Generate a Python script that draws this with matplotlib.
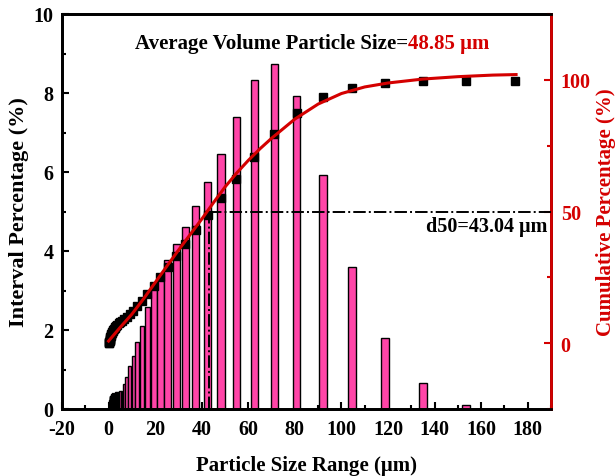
import numpy as np
import matplotlib.pyplot as plt
from matplotlib.ticker import MultipleLocator

# particle size bins (um) and interval percentage (%)
sizes = [0.20, 0.25, 0.30, 0.35, 0.40, 0.45, 0.50, 0.60, 0.70, 0.80, 0.90, 1.05,
         1.20, 1.35, 1.55, 1.75, 2.00, 2.25, 2.55, 2.90, 3.30, 3.80, 4.30, 4.90,
         5.6, 6.6, 7.7, 9.0, 10.6, 12.3, 14.3, 16.7, 19.4, 22.3, 25.4, 29.1,
         33.0, 37.4, 42.6, 48.3, 54.9, 62.6, 71.2, 80.8, 92.0, 104.6, 118.7,
         135.0, 153.5, 174.4]
interval = [0.05, 0.10, 0.15, 0.20, 0.24, 0.28, 0.30, 0.32, 0.33, 0.34, 0.35, 0.36,
            0.37, 0.38, 0.39, 0.40, 0.40, 0.41, 0.41, 0.42, 0.42, 0.43, 0.44, 0.45,
            0.46, 0.63, 0.80, 1.10, 1.35, 1.69, 2.11, 2.57, 3.16, 3.39, 3.77, 4.17,
            4.62, 5.15, 5.75, 6.46, 7.38, 8.34, 8.73, 7.93, 5.93, 3.60, 1.79,
            0.67, 0.11, 0.0]

# fitted cumulative curve
fit_x = [0, 5, 10, 15, 20, 25, 30, 35, 40, 45, 50, 55, 60, 65, 70, 80, 90,
         100, 110, 120, 135, 150, 165, 175]
fit_y = [0.8, 6.0, 11.0, 16.8, 23.0, 29.2, 35.3, 41.2, 47.1, 53.3, 59.3, 64.6,
         69.4, 73.8, 77.8, 85.1, 90.8, 94.8, 97.3, 98.8, 100.3, 101.2, 101.8, 102.0]

d50 = 43.04
avg_size = 48.85

red = '#d40000'
pink = '#ff45a8'

plt.rcParams['font.family'] = 'Liberation Serif'
plt.rcParams['font.weight'] = 'bold'
plt.rcParams['axes.labelweight'] = 'bold'
plt.rcParams['axes.unicode_minus'] = False

fig = plt.figure(figsize=(6.16, 4.77), dpi=100)
ax = fig.add_axes([62 / 616, 1 - 410 / 477, 489 / 616, 395 / 477])

x = np.array(sizes)
gaps = np.diff(x, prepend=x[0] - 0.05)
widths = np.minimum(0.9 * gaps, 3.2)
ax.bar(x, interval, width=widths, color=pink, edgecolor='black', linewidth=1.0, zorder=2)

ax.set_xlim(-20, 190)
ax.set_ylim(0, 10)
ax.xaxis.set_major_locator(MultipleLocator(20))
ax.xaxis.set_minor_locator(MultipleLocator(10))
ax.yaxis.set_major_locator(MultipleLocator(2))
ax.yaxis.set_minor_locator(MultipleLocator(1))
ax.tick_params(which='both', direction='in', width=1.5, labelsize=14.5, top=False)
ax.tick_params(which='major', length=5)
ax.tick_params(which='minor', length=3)
ax.tick_params(axis='x', pad=7)
ax.tick_params(axis='y', pad=6)
for s in ax.spines.values():
    s.set_linewidth(2)
ax.set_xlabel('Particle Size Range (μm)', fontsize=15, labelpad=12)
ax.set_ylabel('Interval Percentage (%)', fontsize=16, labelpad=3)

ax2 = ax.twinx()
cum = np.cumsum(interval)
ax2.plot(sizes, cum, 's', color='black', markersize=6, zorder=3)
ax2.plot(fit_x, fit_y, color=red, linewidth=2.2, zorder=4)
ax2.plot([d50, 190], [50, 50], color='black', linestyle='-.', linewidth=1.4, zorder=3)
ax2.plot([d50, d50], [-25, 50], color='black', linestyle='-.', linewidth=1.4, zorder=3)
ax2.set_ylim(-25, 125)
ax2.set_xlim(-20, 190)
ax2.yaxis.set_major_locator(MultipleLocator(50))
ax2.yaxis.set_minor_locator(MultipleLocator(25))
ax2.tick_params(axis='y', which='both', direction='in', width=1.5, colors=red,
                labelsize=14.5, pad=7)
ax2.tick_params(which='major', length=5)
ax2.tick_params(which='minor', length=3)
for s in ax2.spines.values():
    s.set_linewidth(2)
ax2.spines['right'].set_color(red)
ax2.set_ylabel('Cumulative Percentage (%)', fontsize=15, color=red, labelpad=4)

ax2.text(136.4, 42.6, f'd50={d50} μm', fontsize=14.5, fontweight='bold', va='baseline')
ax.text(0.7076, 0.914, 'Average Volume Particle Size=', transform=ax.transAxes,
        fontsize=15, fontweight='bold', ha='right', va='baseline')
ax.text(0.7076, 0.914, f'{avg_size} μm', transform=ax.transAxes,
        fontsize=15, fontweight='bold', ha='left', va='baseline', color=red)

fig.savefig('out.png', dpi=100)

**GOAL:** Give again, exactly, the lines from the start of the data through the one holding "from matplotlib.ticker import MultipleLocator"; omit the pictures.

**ANSWER FOR THE TASK:**
Generate a Python script that draws this with matplotlib.
import numpy as np
import matplotlib.pyplot as plt
from matplotlib.ticker import MultipleLocator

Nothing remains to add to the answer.